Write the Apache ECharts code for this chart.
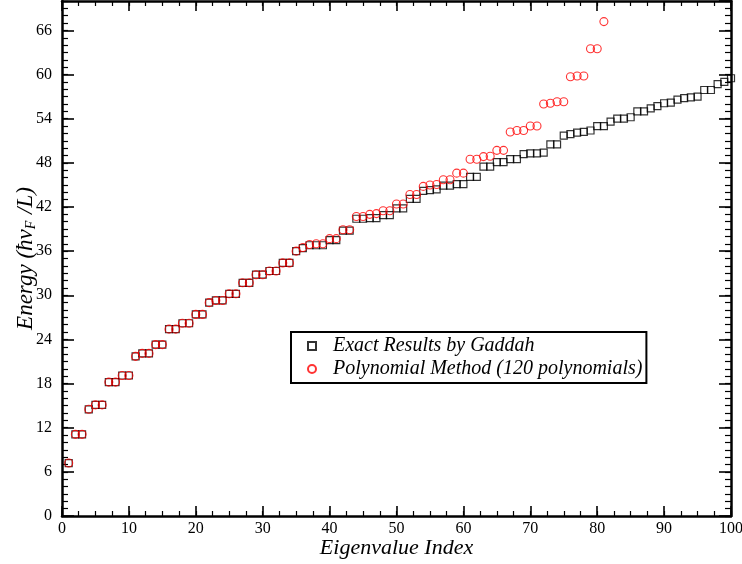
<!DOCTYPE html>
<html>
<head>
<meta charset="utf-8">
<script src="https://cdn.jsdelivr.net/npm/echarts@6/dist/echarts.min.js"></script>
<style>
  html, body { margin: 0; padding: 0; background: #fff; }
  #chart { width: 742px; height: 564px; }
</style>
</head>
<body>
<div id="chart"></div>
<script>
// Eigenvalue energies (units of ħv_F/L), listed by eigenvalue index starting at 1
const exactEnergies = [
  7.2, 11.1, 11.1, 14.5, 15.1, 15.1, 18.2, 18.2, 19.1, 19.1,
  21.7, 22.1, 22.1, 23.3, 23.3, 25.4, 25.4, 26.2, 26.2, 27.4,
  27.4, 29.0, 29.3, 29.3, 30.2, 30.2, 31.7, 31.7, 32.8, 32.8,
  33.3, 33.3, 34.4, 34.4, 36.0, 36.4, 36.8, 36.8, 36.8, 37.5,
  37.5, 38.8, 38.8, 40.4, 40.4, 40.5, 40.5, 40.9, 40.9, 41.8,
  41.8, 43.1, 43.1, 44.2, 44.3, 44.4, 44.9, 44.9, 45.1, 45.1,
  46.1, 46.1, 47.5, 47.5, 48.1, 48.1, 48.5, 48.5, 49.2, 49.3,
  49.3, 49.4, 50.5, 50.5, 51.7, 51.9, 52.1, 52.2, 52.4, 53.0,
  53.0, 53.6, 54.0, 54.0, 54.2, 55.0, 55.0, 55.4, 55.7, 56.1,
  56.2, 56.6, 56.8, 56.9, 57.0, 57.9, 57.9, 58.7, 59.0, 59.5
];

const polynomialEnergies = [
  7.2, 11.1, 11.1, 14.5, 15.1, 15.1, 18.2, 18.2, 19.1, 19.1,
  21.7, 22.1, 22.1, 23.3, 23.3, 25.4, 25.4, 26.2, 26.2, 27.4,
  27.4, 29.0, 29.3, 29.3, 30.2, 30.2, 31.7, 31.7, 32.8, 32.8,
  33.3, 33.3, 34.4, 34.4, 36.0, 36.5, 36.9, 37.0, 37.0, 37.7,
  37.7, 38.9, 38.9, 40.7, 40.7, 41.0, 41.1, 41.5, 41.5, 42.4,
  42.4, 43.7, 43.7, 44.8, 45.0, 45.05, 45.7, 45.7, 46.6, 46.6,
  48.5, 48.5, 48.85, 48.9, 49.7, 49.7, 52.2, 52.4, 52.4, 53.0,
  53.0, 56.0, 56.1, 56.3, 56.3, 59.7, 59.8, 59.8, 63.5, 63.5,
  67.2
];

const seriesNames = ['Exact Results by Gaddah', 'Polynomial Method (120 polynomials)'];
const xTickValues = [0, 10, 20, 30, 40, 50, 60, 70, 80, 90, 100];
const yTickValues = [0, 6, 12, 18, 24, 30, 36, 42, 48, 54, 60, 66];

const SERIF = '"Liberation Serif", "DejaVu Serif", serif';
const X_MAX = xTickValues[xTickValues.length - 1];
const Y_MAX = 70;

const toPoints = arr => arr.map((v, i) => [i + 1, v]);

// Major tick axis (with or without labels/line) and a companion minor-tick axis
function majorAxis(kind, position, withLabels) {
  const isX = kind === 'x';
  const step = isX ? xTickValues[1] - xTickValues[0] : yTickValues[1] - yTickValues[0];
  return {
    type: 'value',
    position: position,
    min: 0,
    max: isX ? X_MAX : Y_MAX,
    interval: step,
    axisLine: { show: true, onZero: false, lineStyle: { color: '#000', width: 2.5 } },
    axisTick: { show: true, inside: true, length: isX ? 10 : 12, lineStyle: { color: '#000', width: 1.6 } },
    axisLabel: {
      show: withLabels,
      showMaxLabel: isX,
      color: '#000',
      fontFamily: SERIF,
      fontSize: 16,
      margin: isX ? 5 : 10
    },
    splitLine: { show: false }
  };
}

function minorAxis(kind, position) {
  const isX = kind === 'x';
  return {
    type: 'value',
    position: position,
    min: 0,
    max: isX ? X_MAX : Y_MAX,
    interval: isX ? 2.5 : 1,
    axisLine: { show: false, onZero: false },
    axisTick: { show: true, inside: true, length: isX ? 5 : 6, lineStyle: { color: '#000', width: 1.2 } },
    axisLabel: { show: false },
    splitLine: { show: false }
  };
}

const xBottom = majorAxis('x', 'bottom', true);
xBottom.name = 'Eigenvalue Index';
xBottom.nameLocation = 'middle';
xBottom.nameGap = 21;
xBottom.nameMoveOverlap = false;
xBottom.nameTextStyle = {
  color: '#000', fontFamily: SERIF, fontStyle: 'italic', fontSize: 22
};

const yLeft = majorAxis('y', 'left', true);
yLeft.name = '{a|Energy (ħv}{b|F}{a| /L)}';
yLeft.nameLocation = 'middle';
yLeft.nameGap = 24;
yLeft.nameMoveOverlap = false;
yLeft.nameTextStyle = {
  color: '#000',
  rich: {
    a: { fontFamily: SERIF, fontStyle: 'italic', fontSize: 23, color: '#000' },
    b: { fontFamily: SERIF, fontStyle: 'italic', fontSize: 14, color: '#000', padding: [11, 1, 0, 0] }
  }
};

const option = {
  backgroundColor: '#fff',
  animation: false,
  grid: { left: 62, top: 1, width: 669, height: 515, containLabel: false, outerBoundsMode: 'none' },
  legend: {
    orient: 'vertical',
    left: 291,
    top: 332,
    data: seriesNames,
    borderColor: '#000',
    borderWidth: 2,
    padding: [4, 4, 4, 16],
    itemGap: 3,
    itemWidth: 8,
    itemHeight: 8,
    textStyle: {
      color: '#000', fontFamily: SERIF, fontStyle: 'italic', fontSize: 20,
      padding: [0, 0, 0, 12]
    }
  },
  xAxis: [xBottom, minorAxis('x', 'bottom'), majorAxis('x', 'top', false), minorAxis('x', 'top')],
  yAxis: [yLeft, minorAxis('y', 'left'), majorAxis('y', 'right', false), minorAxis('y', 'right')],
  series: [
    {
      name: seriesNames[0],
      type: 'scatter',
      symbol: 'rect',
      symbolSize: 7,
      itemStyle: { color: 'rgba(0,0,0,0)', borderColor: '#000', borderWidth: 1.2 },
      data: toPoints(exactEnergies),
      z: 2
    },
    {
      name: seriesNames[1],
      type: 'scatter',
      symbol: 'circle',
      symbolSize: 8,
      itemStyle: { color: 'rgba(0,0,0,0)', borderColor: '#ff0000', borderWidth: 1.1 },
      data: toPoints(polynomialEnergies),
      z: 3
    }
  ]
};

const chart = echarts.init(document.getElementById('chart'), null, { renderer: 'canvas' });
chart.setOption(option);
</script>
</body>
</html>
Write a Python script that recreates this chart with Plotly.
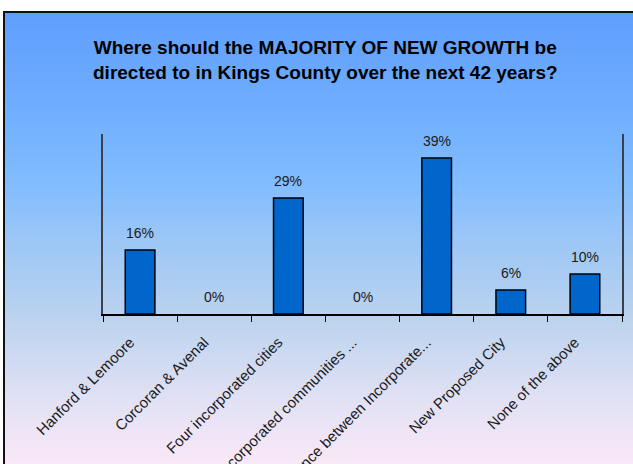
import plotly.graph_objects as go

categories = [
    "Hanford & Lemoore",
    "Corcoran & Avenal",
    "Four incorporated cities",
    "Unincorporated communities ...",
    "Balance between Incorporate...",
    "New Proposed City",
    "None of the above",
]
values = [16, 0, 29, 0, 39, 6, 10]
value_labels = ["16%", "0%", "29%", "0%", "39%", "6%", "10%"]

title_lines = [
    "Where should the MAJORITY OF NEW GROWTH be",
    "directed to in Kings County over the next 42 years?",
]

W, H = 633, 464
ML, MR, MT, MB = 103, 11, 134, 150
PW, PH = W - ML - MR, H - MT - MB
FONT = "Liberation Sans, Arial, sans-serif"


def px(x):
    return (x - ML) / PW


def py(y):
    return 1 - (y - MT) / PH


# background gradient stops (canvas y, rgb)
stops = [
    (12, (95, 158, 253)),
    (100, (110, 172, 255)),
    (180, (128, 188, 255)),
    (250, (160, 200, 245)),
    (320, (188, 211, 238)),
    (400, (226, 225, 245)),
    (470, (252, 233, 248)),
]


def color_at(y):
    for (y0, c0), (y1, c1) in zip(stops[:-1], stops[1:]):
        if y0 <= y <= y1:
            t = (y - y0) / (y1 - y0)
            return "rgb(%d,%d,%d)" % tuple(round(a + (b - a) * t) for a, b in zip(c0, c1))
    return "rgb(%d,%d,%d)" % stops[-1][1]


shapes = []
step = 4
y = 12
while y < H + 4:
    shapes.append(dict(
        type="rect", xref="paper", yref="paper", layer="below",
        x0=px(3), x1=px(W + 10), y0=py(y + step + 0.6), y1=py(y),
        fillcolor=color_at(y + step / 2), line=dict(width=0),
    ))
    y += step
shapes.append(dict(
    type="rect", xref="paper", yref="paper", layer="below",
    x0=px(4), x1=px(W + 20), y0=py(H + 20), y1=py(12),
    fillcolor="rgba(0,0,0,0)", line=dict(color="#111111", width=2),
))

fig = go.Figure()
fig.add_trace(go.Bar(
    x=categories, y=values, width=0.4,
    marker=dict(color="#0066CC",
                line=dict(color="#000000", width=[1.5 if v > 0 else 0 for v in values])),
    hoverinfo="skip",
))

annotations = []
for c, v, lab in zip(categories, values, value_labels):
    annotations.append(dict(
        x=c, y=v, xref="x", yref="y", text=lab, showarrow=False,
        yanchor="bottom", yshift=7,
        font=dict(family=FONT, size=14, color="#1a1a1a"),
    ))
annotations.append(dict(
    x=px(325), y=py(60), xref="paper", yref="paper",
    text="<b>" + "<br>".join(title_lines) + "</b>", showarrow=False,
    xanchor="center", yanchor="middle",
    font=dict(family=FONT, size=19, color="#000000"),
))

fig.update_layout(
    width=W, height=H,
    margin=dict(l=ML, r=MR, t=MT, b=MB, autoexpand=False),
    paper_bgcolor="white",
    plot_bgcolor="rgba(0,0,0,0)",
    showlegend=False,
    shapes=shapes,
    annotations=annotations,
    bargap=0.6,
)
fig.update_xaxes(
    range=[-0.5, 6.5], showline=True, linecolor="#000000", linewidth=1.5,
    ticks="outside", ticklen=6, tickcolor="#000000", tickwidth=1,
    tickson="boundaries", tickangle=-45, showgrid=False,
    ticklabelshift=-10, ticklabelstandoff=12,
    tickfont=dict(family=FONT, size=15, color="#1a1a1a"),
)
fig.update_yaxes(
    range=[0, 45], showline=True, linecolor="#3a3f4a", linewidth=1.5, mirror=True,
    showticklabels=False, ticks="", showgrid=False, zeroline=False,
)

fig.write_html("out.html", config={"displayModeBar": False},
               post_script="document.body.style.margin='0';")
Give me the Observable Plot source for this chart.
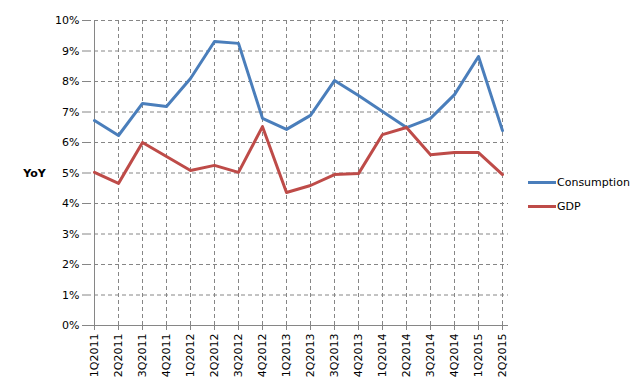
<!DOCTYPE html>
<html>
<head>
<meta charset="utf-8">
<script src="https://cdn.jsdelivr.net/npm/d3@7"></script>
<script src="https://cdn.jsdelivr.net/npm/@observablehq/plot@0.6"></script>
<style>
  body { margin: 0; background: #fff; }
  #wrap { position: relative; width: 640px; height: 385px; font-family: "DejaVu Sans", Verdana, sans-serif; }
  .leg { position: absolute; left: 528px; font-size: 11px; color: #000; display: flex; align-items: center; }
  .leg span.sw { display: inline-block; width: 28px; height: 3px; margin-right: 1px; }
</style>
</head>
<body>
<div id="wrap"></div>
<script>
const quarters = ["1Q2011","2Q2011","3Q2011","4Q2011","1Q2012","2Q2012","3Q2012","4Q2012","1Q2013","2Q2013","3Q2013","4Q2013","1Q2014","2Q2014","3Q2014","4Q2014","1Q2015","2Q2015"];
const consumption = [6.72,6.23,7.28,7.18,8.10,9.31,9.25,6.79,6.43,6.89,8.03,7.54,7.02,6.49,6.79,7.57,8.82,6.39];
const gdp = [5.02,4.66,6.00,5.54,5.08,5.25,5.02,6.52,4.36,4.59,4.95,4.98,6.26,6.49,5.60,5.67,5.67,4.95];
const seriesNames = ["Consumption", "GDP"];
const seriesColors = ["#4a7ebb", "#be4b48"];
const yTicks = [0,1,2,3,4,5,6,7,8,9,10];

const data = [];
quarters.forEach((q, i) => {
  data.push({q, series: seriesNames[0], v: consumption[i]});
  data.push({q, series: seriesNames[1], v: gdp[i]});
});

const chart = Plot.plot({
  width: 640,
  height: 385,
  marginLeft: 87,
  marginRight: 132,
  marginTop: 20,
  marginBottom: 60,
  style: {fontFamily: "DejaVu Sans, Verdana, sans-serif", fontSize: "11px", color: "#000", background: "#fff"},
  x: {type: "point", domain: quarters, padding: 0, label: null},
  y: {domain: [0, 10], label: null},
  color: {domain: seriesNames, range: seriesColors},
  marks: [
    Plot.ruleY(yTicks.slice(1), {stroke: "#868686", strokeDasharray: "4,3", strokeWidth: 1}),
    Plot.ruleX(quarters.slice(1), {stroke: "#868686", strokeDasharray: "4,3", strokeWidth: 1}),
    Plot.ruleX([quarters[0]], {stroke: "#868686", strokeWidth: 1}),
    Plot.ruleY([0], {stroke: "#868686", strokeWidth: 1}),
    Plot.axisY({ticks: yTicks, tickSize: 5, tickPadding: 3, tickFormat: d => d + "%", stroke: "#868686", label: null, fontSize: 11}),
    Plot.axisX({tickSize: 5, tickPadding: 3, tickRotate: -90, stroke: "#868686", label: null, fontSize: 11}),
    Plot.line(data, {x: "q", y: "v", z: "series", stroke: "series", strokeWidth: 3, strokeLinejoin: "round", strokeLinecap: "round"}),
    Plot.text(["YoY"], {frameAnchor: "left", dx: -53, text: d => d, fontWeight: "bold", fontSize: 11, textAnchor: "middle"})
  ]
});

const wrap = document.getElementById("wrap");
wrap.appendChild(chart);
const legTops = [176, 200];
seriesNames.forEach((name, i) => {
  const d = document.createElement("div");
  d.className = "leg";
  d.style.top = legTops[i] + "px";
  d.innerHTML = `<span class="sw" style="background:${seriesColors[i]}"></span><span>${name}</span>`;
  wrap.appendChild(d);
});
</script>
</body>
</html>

Task prompt:
Pictures should be left out. Retype only the run of lines from the line containing "Give me the" to the line containing "const yTicks = [0,1,2,3,4,5,6,7,8,9,10];", inclusive.

Right answer:
Give me the Observable Plot source for this chart.
<!DOCTYPE html>
<html>
<head>
<meta charset="utf-8">
<script src="https://cdn.jsdelivr.net/npm/d3@7"></script>
<script src="https://cdn.jsdelivr.net/npm/@observablehq/plot@0.6"></script>
<style>
  body { margin: 0; background: #fff; }
  #wrap { position: relative; width: 640px; height: 385px; font-family: "DejaVu Sans", Verdana, sans-serif; }
  .leg { position: absolute; left: 528px; font-size: 11px; color: #000; display: flex; align-items: center; }
  .leg span.sw { display: inline-block; width: 28px; height: 3px; margin-right: 1px; }
</style>
</head>
<body>
<div id="wrap"></div>
<script>
const quarters = ["1Q2011","2Q2011","3Q2011","4Q2011","1Q2012","2Q2012","3Q2012","4Q2012","1Q2013","2Q2013","3Q2013","4Q2013","1Q2014","2Q2014","3Q2014","4Q2014","1Q2015","2Q2015"];
const consumption = [6.72,6.23,7.28,7.18,8.10,9.31,9.25,6.79,6.43,6.89,8.03,7.54,7.02,6.49,6.79,7.57,8.82,6.39];
const gdp = [5.02,4.66,6.00,5.54,5.08,5.25,5.02,6.52,4.36,4.59,4.95,4.98,6.26,6.49,5.60,5.67,5.67,4.95];
const seriesNames = ["Consumption", "GDP"];
const seriesColors = ["#4a7ebb", "#be4b48"];
const yTicks = [0,1,2,3,4,5,6,7,8,9,10];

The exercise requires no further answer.